A data warehouse appliance, what Russom would call a SOS, or system-on-the-side solution, seemed the obvious course. Shelton and O'Reilly agreed that one requirement would be to keep the SQL Server front end that ITIS had standardized on. "We didn't want to buy new technology or have to retrain people as we would if we'd gone with Netezza or Teradata, which were quite frankly too expensive and too powerful for what we needed," O'Reilly says.
In racetrack vernacular, data appliances tend to be "horses for courses," and, for its own purposes, the solution ITIS picked was the Dataupia Satori Server, which, pre-integrated with SQL Server, has delivered an average four times improvement in response time for analytic queries. "The average is four times faster, but certain queries easily run 95 percent faster," says Shelton. "Some customers will review a query and later come back with a slight change.
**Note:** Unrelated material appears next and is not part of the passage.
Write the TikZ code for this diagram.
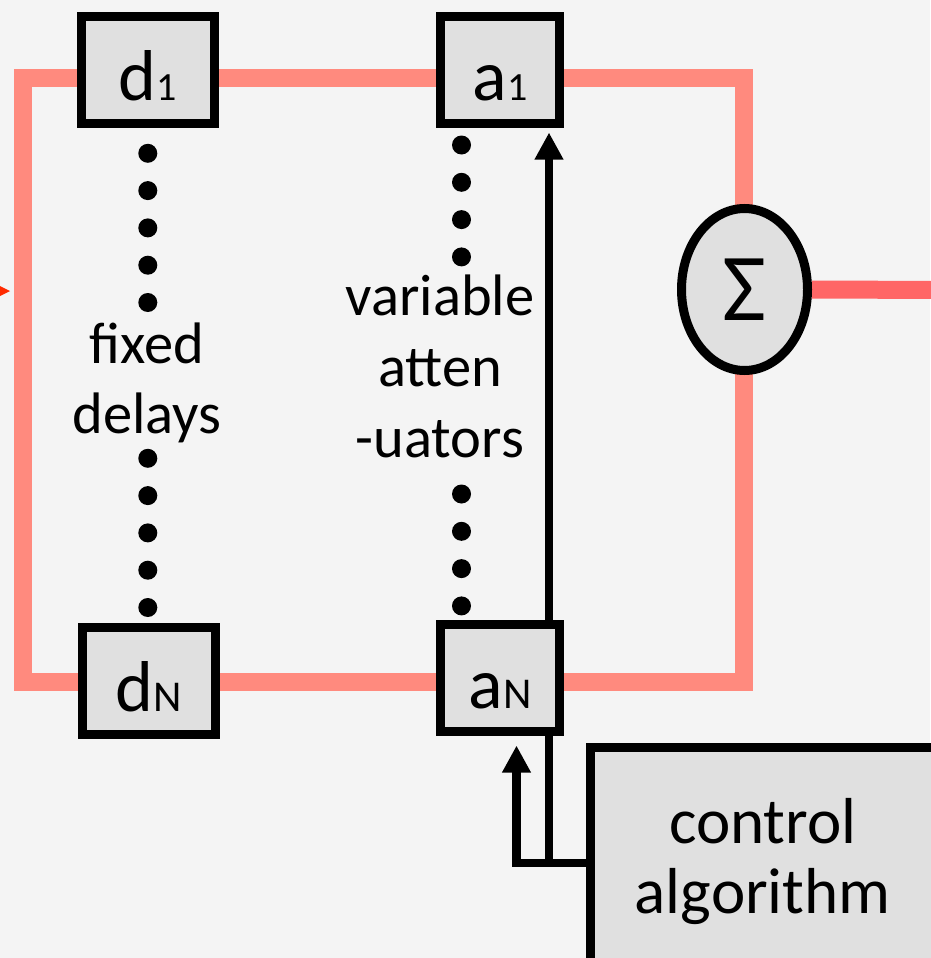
\documentclass[tikz,border=0pt]{standalone}
\usepackage{fontspec}
\setmainfont{Carlito}
\usetikzlibrary{shapes.geometric,arrows.meta}
\pgfdeclarelayer{bg}
\pgfdeclarelayer{background}
\pgfsetlayers{bg,background,main}
\definecolor{bgc}{HTML}{F4F4F4}
\definecolor{boxc}{HTML}{E0E0E0}
\definecolor{salmon}{HTML}{FF8A7E}
\definecolor{outc}{HTML}{FF6666}
\definecolor{inc}{HTML}{FF2A00}
\newcommand\subone[1]{{\fontsize{40}{40}\selectfont #1}}
\newcommand\subbig[1]{{\fontsize{44}{44}\selectfont #1}}
\begin{document}
\begin{tikzpicture}[x=1pt,y=-1pt,
  blk/.style={draw=black,line width=9pt,fill=boxc,inner sep=0pt,
    text height=61pt,text depth=0pt,font=\fontsize{72}{84}\selectfont},
  dbox/.style={blk,minimum width=133pt,minimum height=107pt},
  abox/.style={blk,minimum width=119pt,minimum height=107pt},
  sumnode/.style={ellipse,draw=black,line width=9pt,fill=boxc,inner sep=0pt,
    minimum width=126pt,minimum height=162pt,font=\fontsize{96}{100}\selectfont},
  ctrlbox/.style={draw=black,line width=9pt,fill=boxc,inner sep=0pt,align=center,
    font=\fontsize{65}{70}\selectfont},
  lbl/.style={inner sep=0pt,align=center},
  sigline/.style={draw=salmon,line width=18pt,line join=miter},
  outline/.style={draw=outc,line width=18pt},
  ctl/.style={draw=black,line width=8.5pt,line join=miter},
  tip/.style={-{Triangle[length=27pt,width=27pt]}},
  dot/.style={fill=black}]
\useasboundingbox (0,0) rectangle (930,958);
\begin{pgfonlayer}{bg}
  \fill[bgc] (0,0) rectangle (930,958);
\end{pgfonlayer}

% blocks
\node[dbox] (d1) at (148,70) {d\subone{1}};
\node[abox] (a1) at (500,70) {a\subone{1}};
\node[dbox] (dN) at (148.5,680.5) {d\subbig{N}};
\node[abox] (aN) at (500,678) {a\subbig{N}};
\node[sumnode] (sum) at (744.5,289.5) {Σ};
\node[ctrlbox,minimum width=344.5pt,minimum height=227.5pt] (ctrl) at (762.75,861.25) {control\\algorithm};

% texts
\node[lbl,font=\fontsize{58.5}{70}\selectfont] (fd) at (147,382.75) {fixed\\delays};
\node[lbl,font=\fontsize{58.5}{71}\selectfont] (va) at (440,366) {variable\\atten\\-uators};

% dots
\foreach \y in {153.3,190.6,227.9,265.2,302.5,458.3,495.6,532.9,570.2,607.5}
  \fill[dot] (147.8,\y) circle[radius=9.5pt];
\foreach \y in {145,182.3,219.6,256.9,494,531.3,568.6,605.9}
  \fill[dot] (461.5,\y) circle[radius=9.5pt];

% incoming arrow head at left edge
\fill[inc] (-10,281) -- (10,291) -- (-10,301) -- cycle;

\coordinate (tl) at (23,78);
\coordinate (tr) at (744,78);
\coordinate (br) at (744,682);
\coordinate (bl) at (23,682);
\coordinate (outR) at (945,290);
\coordinate (jr) at (549,863);
\coordinate (jl) at (516.5,863);

\begin{pgfonlayer}{background}
  \draw[sigline] (tl) -- (tr) -- (br) -- (bl) -- cycle;
  \draw[outline] (sum.east) -- (outR);
  \draw[ctl,tip,shorten >=4.5pt] (jr) -- (jr |- a1.south);
  \draw[ctl,tip,shorten >=9.5pt] (ctrl.west |- jr) -- (jl) -- (jl |- aN.south);
\end{pgfonlayer}
\end{tikzpicture}
\end{document}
The kind of thing that used to take days we're now hoping we can deliver over the course of a coffee break."
This also lets his business maintain its current skill set and lessen resource demand in a relatively small company where servers greatly outnumber employees. "In the past, we probably had three or four DBAs, not necessarily all full time, but they were spending a huge amount of time generating historic data," O'Reilly says. "Now we're probably at about one full-time equivalent managing this."
The Dataupia stack at ITIS consists of four 2.2TB blades or 8.8TB total, with future upgrades easily added as additional nodes.
Thomson hopes the efficiency savings will allow him to turn DBAs to more productive tasks. "Enabling the DBA team and the people who support them to focus on the value-added stuff makes a big difference," he says. "Right now we're planning a fancy Web front end in front of Dataupia so people who aren't SQL experts can just plug into a month's data from London or whatever they want."
One example run during testing looked at what happens when a motorway has one lane blocked as opposed to being completely shut, and the resulting effect on local urban areas. "We could see that towns became highly congested during times when one lane was shut," Shelton says. "When all lanes were shut, you'd think things would get worse, but actually, because everything had ground to a halt, we found through analysis that local towns had better flow because of overall decreased traffic."
Simple counterintuitive results are the fruits of analytic inquiry, the likes of which Shelton presented at last year's Intelligent Transport Systems (ITS) World conference in New York that looked at incorporating manufacturing techniques such as statistical process control to make signs and signals "smarter." Future marching orders for global manufacturers of traffic equipment will require huge quantities of time series data over many years in intervals as short as 15 minutes. This kind of mass and granularity reflects the infrastructure ITIS is building to support its growing base of client needs into the future.